Com elevada frequência, ocupantes do cargo de delegado referem-se aos escrivães, responsáveis pela carga dos inquéritos policiais, por eles presididos, como “meu escrivão”, forma pessoal e pejorativa de expressar em relação ao profissional de escrivania. O Escrivão de Polícia Federal é servidor público federal, cujo salário é pago pelos cofres públicos, possuindo cargo efetivo ligado à administração direta. Ao fazer esta referência de posse particular deste profissional, o Delegado de Polícia desrespeita tanto o servidor público quanto o cargo público e, por fim, a própria administração pública, uma vez que trata pessoalmente, como seu funcionário, aquele que na verdade possui vínculo jurídico e único com o ente federativo.
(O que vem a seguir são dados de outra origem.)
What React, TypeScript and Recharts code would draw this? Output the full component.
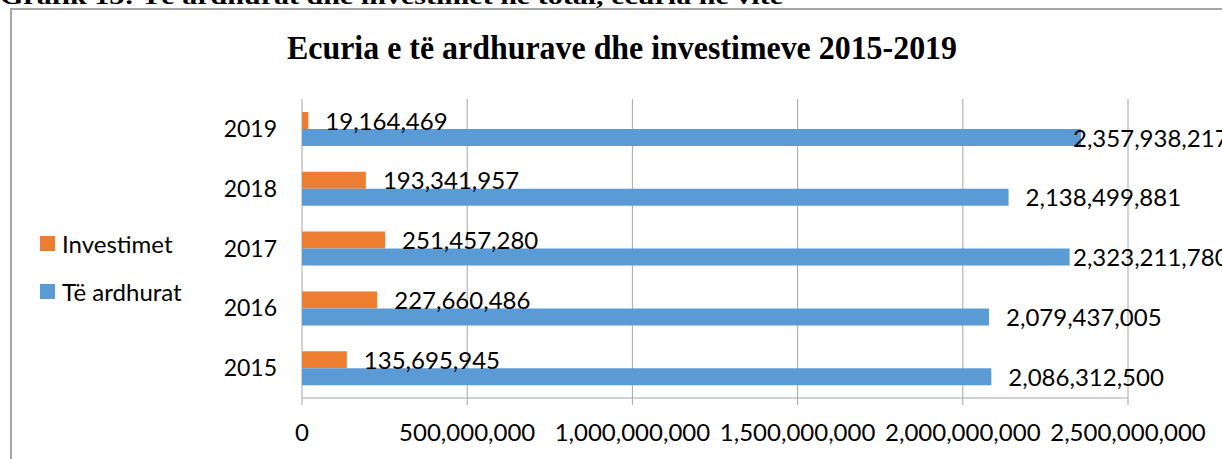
import { Bar, BarChart, CartesianGrid, LabelList, Legend, XAxis, YAxis } from "recharts";

const YEARS = ["2015", "2016", "2017", "2018", "2019"];
const INVESTIMET = [135695945, 227660486, 251457280, 193341957, 19164469];
const ARDHURAT = [2086312500, 2079437005, 2323211780, 2138499881, 2357938217];
const X_TICKS = [0, 500000000, 1000000000, 1500000000, 2000000000, 2500000000];
const BAND_TICKS = [0, 1, 2, 3, 4, 5];

const SERIES = [
  { key: "investimet", name: "Investimet", color: "#ED7D31" },
  { key: "ardhurat", name: "Të ardhurat", color: "#5B9BD5" },
];

const data = YEARS.map((year, i) => ({
  year,
  investimet: INVESTIMET[i],
  ardhurat: ARDHURAT[i],
}));

const GRID = "#a6a6a6";
const FONT = "Lato, 'Open Sans', sans-serif";
const SERIF = "'Liberation Serif', 'Times New Roman', serif";
// Excel pulls labels back inside the chart area when they would overflow
const LABEL_MAX_X = 1073;

const fmt = (v: number) => Number(v).toLocaleString("en-US");

function renderLabel(props: any) {
  const { x, y, width, height, value } = props;
  const tx = Math.min(Number(x) + Number(width) + 17, LABEL_MAX_X);
  return (
    <text
      x={tx}
      y={Number(y) + Number(height) / 2}
      dy="0.38em"
      fill="#000"
      fontSize={24}
      fontFamily={FONT}
    >
      {fmt(value)}
    </text>
  );
}

function LegendContent() {
  return (
    <div style={{ fontFamily: FONT, fontSize: 24, color: "#000" }}>
      {SERIES.map((s) => (
        <div
          key={s.key}
          style={{ display: "flex", alignItems: "center", height: 48, whiteSpace: "nowrap" }}
        >
          <span
            style={{ width: 15, height: 15, background: s.color, marginRight: 7, display: "inline-block" }}
          />
          <span>{s.name}</span>
        </div>
      ))}
    </div>
  );
}

export default function App() {
  return (
    <div
      style={{
        position: "absolute",
        left: 0,
        top: 0,
        width: 1222,
        height: 459,
        overflow: "hidden",
        background: "#fff",
      }}
    >
      <svg width={1222} height={459} style={{ position: "absolute", left: 0, top: 0 }}>
        <text
          x={0}
          y={4}
          fontFamily={SERIF}
          fontWeight="bold"
          fontSize={24}
          textLength={783}
          lengthAdjust="spacingAndGlyphs"
        >
          Grafik 15: Të ardhurat dhe investimet në total, ecuria në vite
        </text>
        <rect x={11} y={9} width={1400} height={600} fill="none" stroke={GRID} strokeWidth={2} />
        <text
          x={287}
          y={59}
          fontFamily={SERIF}
          fontWeight="bold"
          fontSize={33}
          textLength={670}
          lengthAdjust="spacingAndGlyphs"
        >
          Ecuria e të ardhurave dhe investimeve 2015-2019
        </text>
      </svg>
      <div style={{ position: "absolute", left: 0, top: 0 }}>
        <BarChart
          width={1222}
          height={459}
          data={data}
          layout="vertical"
          margin={{ top: 99, right: 94, bottom: 0, left: 0 }}
          barSize={17}
          barGap={0}
        >
          <CartesianGrid horizontal={false} stroke={GRID} yAxisId="bands" />
          <XAxis
            type="number"
            domain={[0, 2500000000]}
            ticks={X_TICKS}
            interval={0}
            height={61}
            tickSize={7}
            tickMargin={19}
            stroke={GRID}
            tickFormatter={fmt}
            tick={{ fill: "#000", fontSize: 24, fontFamily: FONT }}
          />
          <YAxis
            yAxisId="bands"
            type="number"
            domain={[0, 5]}
            ticks={BAND_TICKS}
            width={0}
            tickSize={8}
            tick={false}
            stroke={GRID}
          />
          <YAxis
            yAxisId="cat"
            type="category"
            dataKey="year"
            reversed
            width={302}
            axisLine={false}
            tickLine={false}
            tickSize={0}
            tickMargin={25}
            tick={{ fill: "#000", fontSize: 23, fontFamily: FONT }}
          />
          <Legend
            layout="horizontal"
            align="center"
            verticalAlign="middle"
            content={LegendContent}
            wrapperStyle={{ left: 40, top: 219, width: 200 }}
          />
          {SERIES.map((s) => (
            <Bar
              key={s.key}
              yAxisId="cat"
              dataKey={s.key}
              name={s.name}
              fill={s.color}
              isAnimationActive={false}
            >
              <LabelList dataKey={s.key} content={renderLabel} />
            </Bar>
          ))}
        </BarChart>
      </div>
    </div>
  );
}
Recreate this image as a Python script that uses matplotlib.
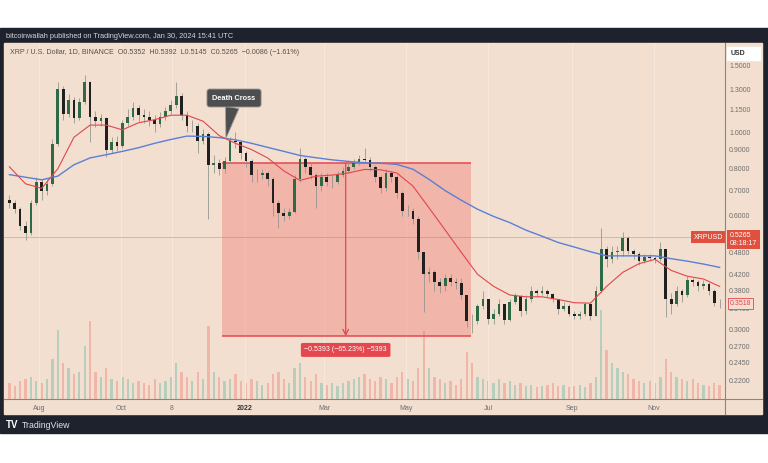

Neste sentido, os presidentes dos procedimentos administrativos inquisitoriais atribuem ilegalmente aos escrivães de polícia, profissionais de nível superior, de acordo com a redação dada pelo artigo 2º lei 9.266/96, atividades típicas de secretariado. Não raras vezes, os Delegados de Polícia Federal exigem que Escrivães de Polícia Federal controlem sua agenda pessoal, carreguem os inquéritos tanto quando conclusos ou quando despachados, busquem materiais de trabalho para o delegado, recebam e organizem expedientes pessoais direcionados aos delegados, realizem atos do presidente do inquérito para que este, posteriormente, só assine, entre outros desvios.
Em sentido mais amplo, o próprio ato de produzir memorandos e ofícios, no curso de inquéritos policiais para que outro profissional assine é ilegal e imoral. O simples ato de expedir texto já produzido por outro profissional, é atividade de secretariado e não de Escrivão já que não são Termos a serem lavrados. O escrivão e nenhum outro profissional de nível superior da administração pública pode fazer um expediente para que outro profissional o assine.
Em outro aspecto, o ato de copiar e colar um texto produzido por outro servidor público, para que este segundo somente assine o documento, não é lavratura, mas sim um mero ato de secretariado, inadequado às exigências de ambos cargos.
Apesar de parecer absurdo para alguns, tratar o escrivão de polícia federal como secretário é comum e vem de um costume aceito historicamente, tanto que alguns delegados, realmente acreditam que é função do escrivão “secretariar” os atos dos delegados de polícia. A função do Escrivão é lavrar termos oficiais e não “digitar” para o Delegado assinar. Desta maneira, urge a necessidade de confronto, posicionamento profissional e convencimento de quais são as atribuições do Escrivão de Polícia Federal e qual a forma de tratamento profissional que este deve receber.
Tendo em vista a falta de atribuições e a iminente produção da Lei Orgânica da Polícia Federal faz-se necessária a maior participação dos Escrivães em sua elaboração. Em um primeiro momento, seria interessante a modernização da Polícia Federal, com a desburocratização do Inquérito Policial, promovendo sua celeridade e utilização de tecnologia da informação para isto. A consequência inerente desta evolução seria a extinção do cargo Escrivão de Polícia, com substituição por um cargo de nível médio, NÃO POLICIAL, para realizar as atribuições de secretariado ilegalmente acometidas ao Escrivão de Polícia e a criação da função de Escrivão para os cargos policiais ou administrativos a fim de proceder à lavratura de termos que exigem caráter de oficialidade, como por exemplo um AUTO DE PRISÃO EM FLAGRANTE ou um AUTO DE APREENSÃO.